Following the liturgy, I walk around and visit with members of the congregation, one of which is a forty-year parishioner and Methodist University’s Head Baseball Coach, Tom Austin.
“It's been an amazing experience to be able to participate in the celebration of Holy Eucharist alongside all our fellow Catholics. This season has been really difficult for a lot of people so the opportunity to attend Mass outdoors is a step in the direction of normalcy for us,” Austin explains. “When you can gather as a community, the entire experience of Mass is that much more powerful."
I couldn’t agree more. Quickly wrapping up my time with Austin and his wife, Jill, I then rush toward the center of Fayetteville where the small Korean Catholic community of St. Andrew Kim Parish is preparing for their first outdoor Mass by praying the Rosary.
My windows are down as I pull into the parish parking lot and I hear people praying.

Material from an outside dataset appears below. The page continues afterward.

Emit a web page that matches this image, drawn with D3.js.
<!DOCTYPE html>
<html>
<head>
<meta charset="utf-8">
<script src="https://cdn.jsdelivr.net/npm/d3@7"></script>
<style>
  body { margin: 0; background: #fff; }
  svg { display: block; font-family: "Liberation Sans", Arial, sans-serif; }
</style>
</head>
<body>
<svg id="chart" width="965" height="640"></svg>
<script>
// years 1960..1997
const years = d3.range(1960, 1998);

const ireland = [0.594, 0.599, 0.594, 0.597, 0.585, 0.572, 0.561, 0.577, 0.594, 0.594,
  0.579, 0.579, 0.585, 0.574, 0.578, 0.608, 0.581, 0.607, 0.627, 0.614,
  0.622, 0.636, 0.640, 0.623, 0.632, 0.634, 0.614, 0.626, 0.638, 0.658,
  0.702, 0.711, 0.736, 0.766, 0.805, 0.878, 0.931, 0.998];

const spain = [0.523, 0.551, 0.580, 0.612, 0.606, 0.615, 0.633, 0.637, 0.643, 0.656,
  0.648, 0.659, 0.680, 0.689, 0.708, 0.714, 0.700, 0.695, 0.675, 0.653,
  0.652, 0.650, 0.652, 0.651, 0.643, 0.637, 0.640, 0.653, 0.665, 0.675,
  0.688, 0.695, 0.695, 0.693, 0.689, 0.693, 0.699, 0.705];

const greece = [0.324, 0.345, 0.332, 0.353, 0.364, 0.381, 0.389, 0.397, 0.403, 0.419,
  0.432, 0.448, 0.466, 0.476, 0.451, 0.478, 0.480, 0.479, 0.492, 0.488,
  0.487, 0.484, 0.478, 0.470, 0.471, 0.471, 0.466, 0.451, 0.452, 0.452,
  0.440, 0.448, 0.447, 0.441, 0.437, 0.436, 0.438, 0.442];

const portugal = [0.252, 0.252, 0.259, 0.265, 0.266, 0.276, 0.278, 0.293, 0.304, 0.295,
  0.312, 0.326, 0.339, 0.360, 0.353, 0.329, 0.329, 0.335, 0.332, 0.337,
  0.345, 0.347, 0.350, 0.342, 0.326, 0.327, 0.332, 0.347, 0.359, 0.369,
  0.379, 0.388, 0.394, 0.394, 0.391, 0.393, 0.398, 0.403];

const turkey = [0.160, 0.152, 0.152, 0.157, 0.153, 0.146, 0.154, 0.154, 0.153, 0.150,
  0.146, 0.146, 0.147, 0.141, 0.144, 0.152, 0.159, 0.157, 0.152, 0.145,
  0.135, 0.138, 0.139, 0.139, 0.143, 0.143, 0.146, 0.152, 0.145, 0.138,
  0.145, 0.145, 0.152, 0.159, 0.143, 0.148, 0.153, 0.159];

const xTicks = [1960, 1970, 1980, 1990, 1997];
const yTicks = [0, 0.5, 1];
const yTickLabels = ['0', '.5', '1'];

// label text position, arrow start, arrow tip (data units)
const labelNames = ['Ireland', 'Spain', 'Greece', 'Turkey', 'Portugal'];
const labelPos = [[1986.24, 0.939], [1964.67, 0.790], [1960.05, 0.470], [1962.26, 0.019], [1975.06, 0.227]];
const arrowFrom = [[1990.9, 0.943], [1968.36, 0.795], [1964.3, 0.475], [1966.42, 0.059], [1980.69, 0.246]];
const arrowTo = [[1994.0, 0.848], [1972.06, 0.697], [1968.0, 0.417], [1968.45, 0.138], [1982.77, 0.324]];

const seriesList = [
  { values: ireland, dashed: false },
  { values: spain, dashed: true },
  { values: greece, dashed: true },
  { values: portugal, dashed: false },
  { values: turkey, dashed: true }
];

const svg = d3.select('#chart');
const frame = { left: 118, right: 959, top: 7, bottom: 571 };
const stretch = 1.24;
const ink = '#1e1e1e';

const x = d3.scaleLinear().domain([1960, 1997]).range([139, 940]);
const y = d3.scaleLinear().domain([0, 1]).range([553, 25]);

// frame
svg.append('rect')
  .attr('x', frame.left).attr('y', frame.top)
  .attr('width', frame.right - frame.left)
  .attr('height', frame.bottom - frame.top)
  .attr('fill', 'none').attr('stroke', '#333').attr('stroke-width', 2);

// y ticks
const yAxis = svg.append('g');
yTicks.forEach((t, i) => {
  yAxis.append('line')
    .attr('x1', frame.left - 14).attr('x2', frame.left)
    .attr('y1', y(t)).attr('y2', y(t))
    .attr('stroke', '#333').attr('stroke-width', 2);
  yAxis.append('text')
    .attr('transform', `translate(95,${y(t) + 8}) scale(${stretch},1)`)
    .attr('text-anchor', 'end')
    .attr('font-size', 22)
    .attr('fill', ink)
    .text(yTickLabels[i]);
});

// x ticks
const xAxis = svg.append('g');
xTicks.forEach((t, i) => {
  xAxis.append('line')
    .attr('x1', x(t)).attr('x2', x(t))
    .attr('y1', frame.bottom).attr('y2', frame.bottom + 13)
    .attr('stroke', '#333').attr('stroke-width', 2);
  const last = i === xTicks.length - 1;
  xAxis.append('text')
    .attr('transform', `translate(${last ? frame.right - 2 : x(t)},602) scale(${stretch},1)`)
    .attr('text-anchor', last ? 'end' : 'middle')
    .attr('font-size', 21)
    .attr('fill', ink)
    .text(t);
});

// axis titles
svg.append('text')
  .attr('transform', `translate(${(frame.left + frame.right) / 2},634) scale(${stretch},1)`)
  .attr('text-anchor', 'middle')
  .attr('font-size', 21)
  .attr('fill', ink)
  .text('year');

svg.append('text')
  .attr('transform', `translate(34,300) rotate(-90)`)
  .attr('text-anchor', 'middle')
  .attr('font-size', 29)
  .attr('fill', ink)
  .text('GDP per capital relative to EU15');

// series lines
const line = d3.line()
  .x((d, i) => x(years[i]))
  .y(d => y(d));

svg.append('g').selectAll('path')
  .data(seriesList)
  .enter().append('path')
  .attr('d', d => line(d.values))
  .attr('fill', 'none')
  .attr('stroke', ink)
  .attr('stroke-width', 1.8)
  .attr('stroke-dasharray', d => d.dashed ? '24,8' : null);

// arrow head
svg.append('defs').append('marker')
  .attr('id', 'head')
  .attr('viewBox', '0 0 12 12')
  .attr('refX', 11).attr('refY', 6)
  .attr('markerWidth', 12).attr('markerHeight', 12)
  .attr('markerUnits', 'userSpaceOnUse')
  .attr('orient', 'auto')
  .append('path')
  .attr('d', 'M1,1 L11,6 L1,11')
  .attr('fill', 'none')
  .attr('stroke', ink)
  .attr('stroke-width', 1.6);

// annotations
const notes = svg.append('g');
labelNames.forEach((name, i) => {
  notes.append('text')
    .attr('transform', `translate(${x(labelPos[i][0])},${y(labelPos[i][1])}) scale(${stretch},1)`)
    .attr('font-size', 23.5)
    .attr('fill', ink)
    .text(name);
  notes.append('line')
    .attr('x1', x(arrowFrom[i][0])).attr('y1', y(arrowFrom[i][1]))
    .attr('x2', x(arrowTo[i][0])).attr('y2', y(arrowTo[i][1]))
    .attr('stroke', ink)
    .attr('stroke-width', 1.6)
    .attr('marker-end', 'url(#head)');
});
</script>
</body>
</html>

Hail Mary, full of grace …
I quietly close the door of my car, adjust my stuffy mask, and climb the steep hill to where Mass will be held in front of the open doors of the church.
The Lord is with thee …
Rosary beads slip through the fingers of 30 mask-adorned parishioners sitting in chairs that are placed six feet apart.
Blessed art thou among women and blessed is the fruit of thy womb, Jesus.

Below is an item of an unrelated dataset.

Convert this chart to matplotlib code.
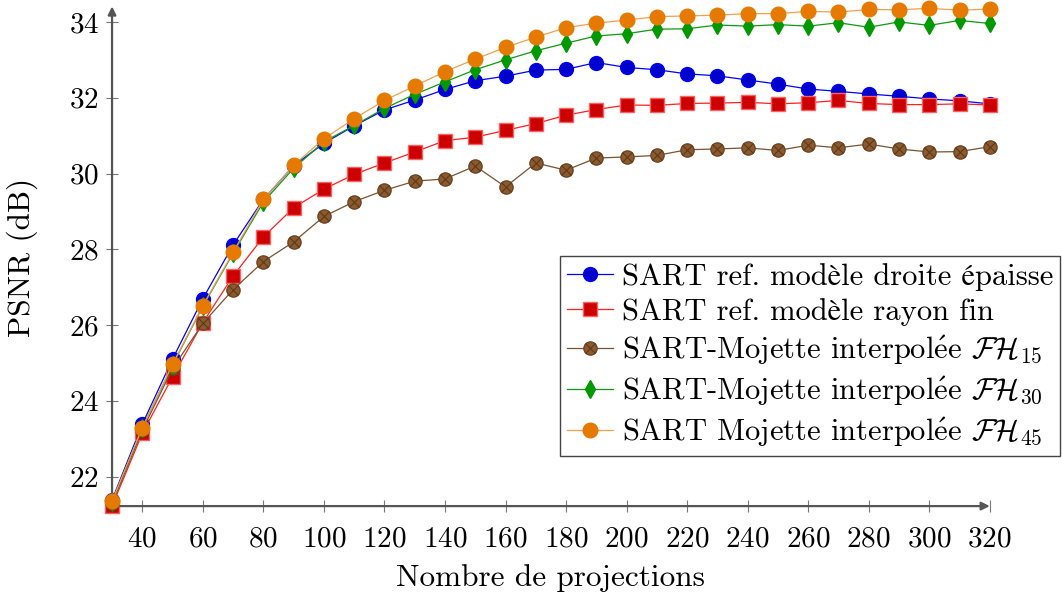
import matplotlib
matplotlib.use("Agg")
import matplotlib.pyplot as plt
from matplotlib.legend_handler import HandlerTuple

plt.rcParams['font.family'] = ['cmr10', 'STIXGeneral']
plt.rcParams['mathtext.fontset'] = 'cm'
plt.rcParams['axes.formatter.use_mathtext'] = True
plt.rcParams['font.size'] = 21

# nombre de projections
projections = list(range(30, 330, 10))

psnr_droite = [21.39, 23.39, 25.11, 26.70, 28.12, 29.32, 30.21, 30.80, 31.26, 31.68,
               31.94, 32.22, 32.45, 32.57, 32.73, 32.75, 32.93, 32.80, 32.74, 32.63,
               32.58, 32.47, 32.36, 32.23, 32.17, 32.10, 32.04, 31.97, 31.92, 31.84]
psnr_rayon = [21.23, 23.15, 24.64, 26.07, 27.30, 28.33, 29.10, 29.59, 29.98, 30.28,
              30.57, 30.87, 30.96, 31.14, 31.32, 31.54, 31.69, 31.81, 31.80, 31.85,
              31.86, 31.88, 31.84, 31.87, 31.93, 31.85, 31.82, 31.82, 31.84, 31.81]
psnr_fh15 = [21.30, 23.23, 24.86, 26.05, 26.94, 27.68, 28.20, 28.87, 29.26, 29.56,
             29.80, 29.86, 30.20, 29.65, 30.28, 30.09, 30.41, 30.44, 30.48, 30.63,
             30.65, 30.68, 30.61, 30.75, 30.68, 30.78, 30.65, 30.57, 30.58, 30.71]
psnr_fh30 = [21.35, 23.30, 24.95, 26.50, 27.90, 29.25, 30.14, 30.84, 31.27, 31.72,
             32.09, 32.42, 32.74, 33.00, 33.24, 33.44, 33.63, 33.69, 33.81, 33.82,
             33.92, 33.89, 33.93, 33.89, 33.98, 33.86, 34.00, 33.91, 34.04, 33.96]
psnr_fh45 = [21.36, 23.30, 24.97, 26.52, 27.93, 29.32, 30.22, 30.92, 31.45, 31.93,
             32.31, 32.69, 33.02, 33.33, 33.60, 33.85, 33.97, 34.05, 34.14, 34.16,
             34.18, 34.22, 34.22, 34.28, 34.26, 34.33, 34.32, 34.36, 34.31, 34.34]

e_aigu = r'$\mathrm{\acute{e}}$'
labels = ['SART ref. modèle droite épaisse',
          'SART ref. modèle rayon fin',
          'SART-Mojette interpol' + e_aigu + r'e $\mathcal{FH}_{15}$',
          'SART-Mojette interpol' + e_aigu + r'e $\mathcal{FH}_{30}$',
          'SART Mojette interpol' + e_aigu + r'e $\mathcal{FH}_{45}$']

fig = plt.figure(figsize=(10.62, 5.94), dpi=100)
ax = fig.add_axes([0.1055, 0.148, 0.8265, 0.838])

lw = 0.9
l1, = ax.plot(projections, psnr_droite, '-o', color='#0000ff', mfc='#0000cc', mec='#0000ff',
              ms=10, lw=lw, clip_on=False, zorder=3)
l2, = ax.plot(projections, psnr_rayon, '-s', color='#ff2020', mfc='#cc0000', mec='#ff6060',
              ms=9.5, lw=lw, clip_on=False, zorder=3)
l3, = ax.plot(projections, psnr_fh15, '-o', color='#7a5230', mfc='#8c5a2e', mec='#6b4423',
              ms=9.5, lw=lw, clip_on=False, zorder=3)
l3x, = ax.plot(projections, psnr_fh15, 'x', color='#5a3a1a', ms=7, mew=0.8,
               clip_on=False, zorder=3.1)
l4, = ax.plot(projections, psnr_fh30, '-d', color='#109910', mfc='#009900', mec='#009900',
              ms=9, lw=lw, clip_on=False, zorder=3.2)
l5, = ax.plot(projections, psnr_fh45, '-o', color='#f0a050', mfc='#e67a00', mec='#e67a00',
              ms=10.5, lw=lw, clip_on=False, zorder=3.3)

ymin, ymax = 21.23, 34.36
ax.set_xlim(30, 320)
ax.set_ylim(ymin, ymax)
ax.set_xticks(range(40, 340, 20))
ax.set_yticks(range(22, 36, 2))

for s in ax.spines.values():
    s.set_visible(False)
ax.tick_params(direction='inout', length=9, width=0.8, color='#777777')
ax.tick_params(axis='x', pad=10)
ax.tick_params(axis='y', pad=5)

# axes with arrows
ax.annotate('', xy=(320, ymin), xytext=(30, ymin), xycoords='data',
            arrowprops=dict(arrowstyle='-|>', color='#555555', lw=1.6,
                            mutation_scale=12, shrinkA=0, shrinkB=0), annotation_clip=False)
ax.annotate('', xy=(30, ymax + 0.05), xytext=(30, ymin), xycoords='data',
            arrowprops=dict(arrowstyle='-|>', color='#555555', lw=1.6,
                            mutation_scale=12, shrinkA=0, shrinkB=0), annotation_clip=False)

ax.set_xlabel('Nombre de projections', fontsize=22.5, labelpad=8)
ax.set_ylabel('PSNR (dB)', fontsize=22.5, labelpad=22)

leg = ax.legend([l1, l2, (l3, l3x), l4, l5], labels,
                handler_map={tuple: HandlerTuple(ndivide=1, pad=0)},
                loc='upper right', bbox_to_anchor=(0.998, 0.569),
                bbox_transform=fig.transFigure, fancybox=False, framealpha=1,
                edgecolor='#444444', handlelength=1.5, handletextpad=0.3,
                labelspacing=0.24, borderpad=0.22, borderaxespad=0, fontsize=22)
leg.get_frame().set_linewidth(1.0)
leg.set_zorder(5)

fig.savefig('out.png', dpi=100)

I take in the scene before me and reminisce on the days when I was a little girl and attended Mass here with my Korean-American family.
Holy Mary, mother of God. Pray for us sinners.
Now, and at the hour of our death.
I wave at a family friend and find a discreet place to shoot from.
The air of reverence is breathtaking as Father Sanghyun Lee kisses the altar, bows in respect to those in attendance, and then welcomes his parish back after several months at home. I exhale and Mass begins.
I tell myself that these are the days when history is made, future saints come into being, and communities are reborn. This is the new normal.